Distplot is also known as the second Histogram because it is a slight improvement version of the Histogram. Distplot gives us a KDE(Kernel Density Estimation) over histogram which explains PDF(Probability Density Function) which means what is the probability of each value occurring in this column. If you have study statistics before then definitely you should know about PDF function.

sns.distplot(data['Age']) plt.show()

Boxplot is a very interesting plot that basically plots a 5 number summary. to get 5 number summary some terms we need to describe.

- Median – Middle value in series after sorting
- Percentile – Gives any number which is number of values present before this percentile like for example 50 under 25th percentile so it explains total of 50 values are there below 25th percentile
- Minimum and Maximum – These are not minimum and maximum values, rather they describe the lower and upper boundary of standard deviation which is calculated using Interquartile range(IQR).

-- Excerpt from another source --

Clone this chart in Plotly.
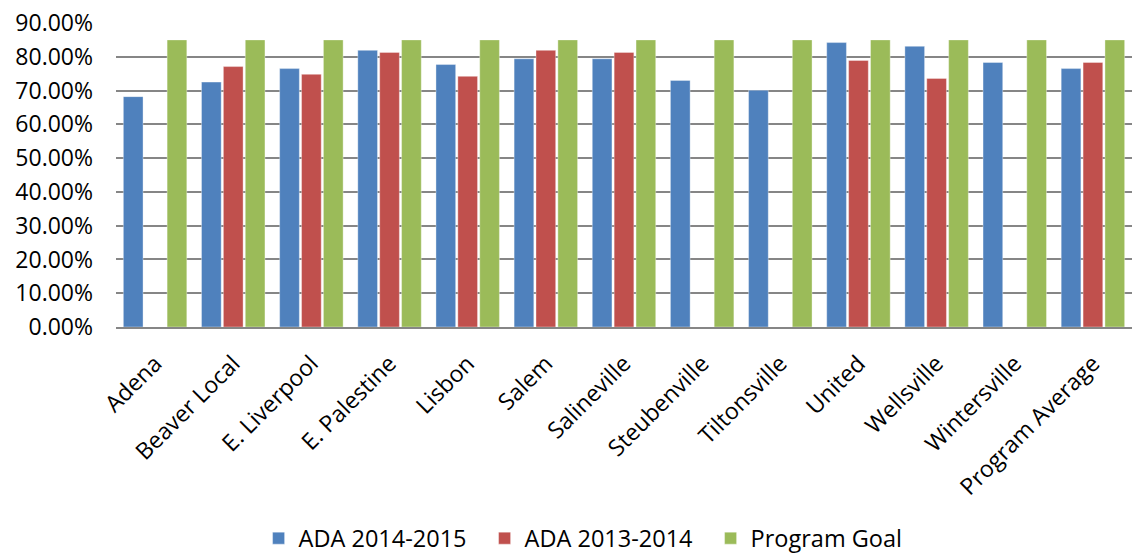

IQR = Q3 - Q1 Lower_boundary = Q1 - 1.5 * IQR Upper_bounday = Q3 + 1.5 * IQR

Here Q1 and Q3 is 1st quantile(25th percentile) and 3rd Quantile(75th percentile)

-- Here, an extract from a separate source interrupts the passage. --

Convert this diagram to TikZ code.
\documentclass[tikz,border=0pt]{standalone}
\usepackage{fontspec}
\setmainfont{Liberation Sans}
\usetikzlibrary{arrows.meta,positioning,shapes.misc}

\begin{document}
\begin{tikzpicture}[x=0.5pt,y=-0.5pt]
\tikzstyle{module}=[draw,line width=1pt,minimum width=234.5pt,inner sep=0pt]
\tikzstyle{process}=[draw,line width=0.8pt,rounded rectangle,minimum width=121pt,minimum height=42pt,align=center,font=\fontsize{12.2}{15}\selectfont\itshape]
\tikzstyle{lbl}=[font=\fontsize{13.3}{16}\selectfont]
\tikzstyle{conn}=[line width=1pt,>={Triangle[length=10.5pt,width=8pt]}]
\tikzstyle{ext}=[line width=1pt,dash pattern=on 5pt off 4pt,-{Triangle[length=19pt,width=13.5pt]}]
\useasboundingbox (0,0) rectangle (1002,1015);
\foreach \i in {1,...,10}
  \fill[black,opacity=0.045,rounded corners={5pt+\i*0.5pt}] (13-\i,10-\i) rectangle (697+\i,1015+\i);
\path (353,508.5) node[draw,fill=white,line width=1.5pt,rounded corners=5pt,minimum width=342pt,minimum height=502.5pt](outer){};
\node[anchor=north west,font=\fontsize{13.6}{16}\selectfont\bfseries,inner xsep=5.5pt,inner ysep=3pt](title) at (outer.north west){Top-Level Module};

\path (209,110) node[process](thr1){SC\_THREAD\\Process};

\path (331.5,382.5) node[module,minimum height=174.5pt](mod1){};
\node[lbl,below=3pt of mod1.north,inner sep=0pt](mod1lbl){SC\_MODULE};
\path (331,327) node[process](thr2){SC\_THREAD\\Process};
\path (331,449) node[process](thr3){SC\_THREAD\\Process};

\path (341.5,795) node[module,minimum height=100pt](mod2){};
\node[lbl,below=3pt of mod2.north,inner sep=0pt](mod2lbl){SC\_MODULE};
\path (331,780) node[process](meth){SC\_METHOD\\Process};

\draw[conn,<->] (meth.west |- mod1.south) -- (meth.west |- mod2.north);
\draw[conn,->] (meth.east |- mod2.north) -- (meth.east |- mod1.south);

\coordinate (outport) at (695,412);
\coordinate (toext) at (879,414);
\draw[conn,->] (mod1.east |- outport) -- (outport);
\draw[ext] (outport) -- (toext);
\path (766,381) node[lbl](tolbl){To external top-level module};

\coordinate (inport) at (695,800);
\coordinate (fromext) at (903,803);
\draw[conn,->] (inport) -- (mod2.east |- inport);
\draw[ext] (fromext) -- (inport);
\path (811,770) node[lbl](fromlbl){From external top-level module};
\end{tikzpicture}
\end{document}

We have study about various plots to explore single categorical and numerical data. Bivariate Analysis is used when we have to explore the relationship between 2 different variables and we have to do this because, in the end, our main task is to explore the relationship between variables to build a powerful model. And when we analyze more than 2 variables together then it is known as Multivariate Analysis. we will work on different plots for Bivariate as well on Multivariate Analysis.

First, let’s explore the plots when both the variable is numerical.

To plot the relationship between two numerical variables scatter plot is a simple plot to do. Let us see the relationship between the total bill and tip provided using a scatter plot.

`sns.scatterplot(tips["total_bill"], tips["tip"])`

we can also plot 3 variable or 4 variable relationships with scatter plot. suppose we want to find the separate ratio of male and female with total bill and tip provided.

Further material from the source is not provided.